Ele reconhece que “a tese ‘decolonial’” é “um estilhaço da política identitária”, política essa que é defendida por toda a imprensa golpista, principalmente a Folha, onde Demétrio escreve sua coluna. Ele aponta que a tese “enxerga o mal absoluto na expansão global europeia (isto é, ‘branca’), fonte da opressão sobre os ‘povos originários’ e a ‘diáspora africana’. Para eles, a redenção não está no futuro, mas num passado mítico que precisaria ser restaurado”.
A crítica é justa e válida, não fosse usada justamente para atacar a Palestina, mostrando o cinismo da imprensa que defende o identitarismo quando é para atacar o povo brasileiro e outros povos do mundo, usando a colonização de 500 anos atrás como pretexto, mas o critica para atacar o movimento real contra o colonialismo racista de “Israel” — isto é, dos tempos de hoje.
A questão palestina não faz parte de “um passado mítico que precisaria ser restaurado”, mas de um presente muito concreto, no qual a maioria árabe que vive naquela região vive sob uma intensa opressão — muito pior do que o violentíssimo apartheid na África do Sul. Na verdade, aqueles que se baseiam “num passado mítico que precisaria ser restaurado” é justamente “Israel”, que se apoio na mitologia bíblica, e do fato que judeus teriam vivido lá 4.000 anos atrás, para instaurar o pior regime colonial, racista e genocida dos tempos modernos.
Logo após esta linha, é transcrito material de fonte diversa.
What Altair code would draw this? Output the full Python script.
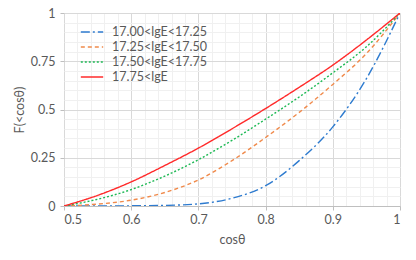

Com base nessa mitologia, o sionismo explorou a questão judaica para estabelecer seu regime colonial. Nesse sentido, assim como os identitários falam que o Brasil pertence aos índios, os sionistas falam que a Palestina pertence aos judeus. Com uma diferença bastante importante: os poucos índios brasileiros que sobraram no Brasil — aqueles que descendem dos índios de 500 anos atrás — continuam sendo cidadãos brasileiros, que moram no Brasil.
Os israelenses, ao contrário, não tem nada a ver com os hebreus que moravam na região da Palestina 4 mil atrás. Na verdade, os hebreus se difundiram pelo resto do mundo e se misturaram com outros povos semitas, inclusive árabes. Os judeus que foram colocados artificialmente na Palestina há 70 anos eram judeus europeus, que não tinham nenhuma relação com os antigos hebreus. Assim, a política imperialista do identitarismo e decolonialismo serve justamente aos propósitos de “Israel” e do imperialismo.
Demétrio diz que “o grupo dirigente dos protestos na Universidade Columbia declara os EUA e o Canadá nações ilegítimas, formadas por colonos europeus que oprimem os negros e ocupam terras indígenas”. Nisso ele até pode estar certo, justamente pela influência da ideologia identitária nas universidades norte-americanas. Mas ele continua:
“O cartaz do acampamento na George Washington exige que os ‘invasores’ judeus saiam do Oriente Médio”. Com isso, ele tenta fazer uma relação — sem nenhum sentido — entre os colonizadores antigos, fundadores de civilizações e promotores do progresso humano, com os colonizadores modernos, que estão exterminam toda uma população que já tinha desenvolvido uma civilização naquela região há milhares de anos.
Ele critica os estudantes pelos “cânticos de ‘Palestina livre do rio até o mar’ (e, ainda, ‘por qualquer meio necessário’, uma senha costumeira destinada a legitimar o terror do 7 de outubro)”. Sobre o terror israelenses, que matou 40 mil pessoas e reduziu a Faixa de Gaza a pó, nenhuma palavra. Fala somente sobre a resistência armada palestina que atingiu alvos militares, chamando de “terror”.
Ainda, ele diz que “a nódoa do antissemitismo afastou a maioria dos estudantes, mesmo diante da criminosa punição infligida por Israel aos civis de Gaza”. Primeiro que Demétrio usa o argumenta canalha que quem luta contra “Israel” é antissemita. Segundo que ele fala em “punição”. Punição pelo quê? Por resistir? O sociólogo demonstra, assim, toda sua canalhice, tentando conquistar a base de extrema direita, criticando o “decolonialismo” sem saber do que se trata.
Na verdade, o que está ocorrendo na Palestina é uma luta contra a brutalidade imperialista, e, portanto, não tem nada de movimento decolonial e identitário. Os identitários, por outro lado, são aqueles que bradam “antissemitismo” e levantam uma mitologia para falar sobre o “direito histórico” dos judeus sobre a região da Palestina.
Com esse artigo, Demétrio Magnoli assinou um atestado de cinismo.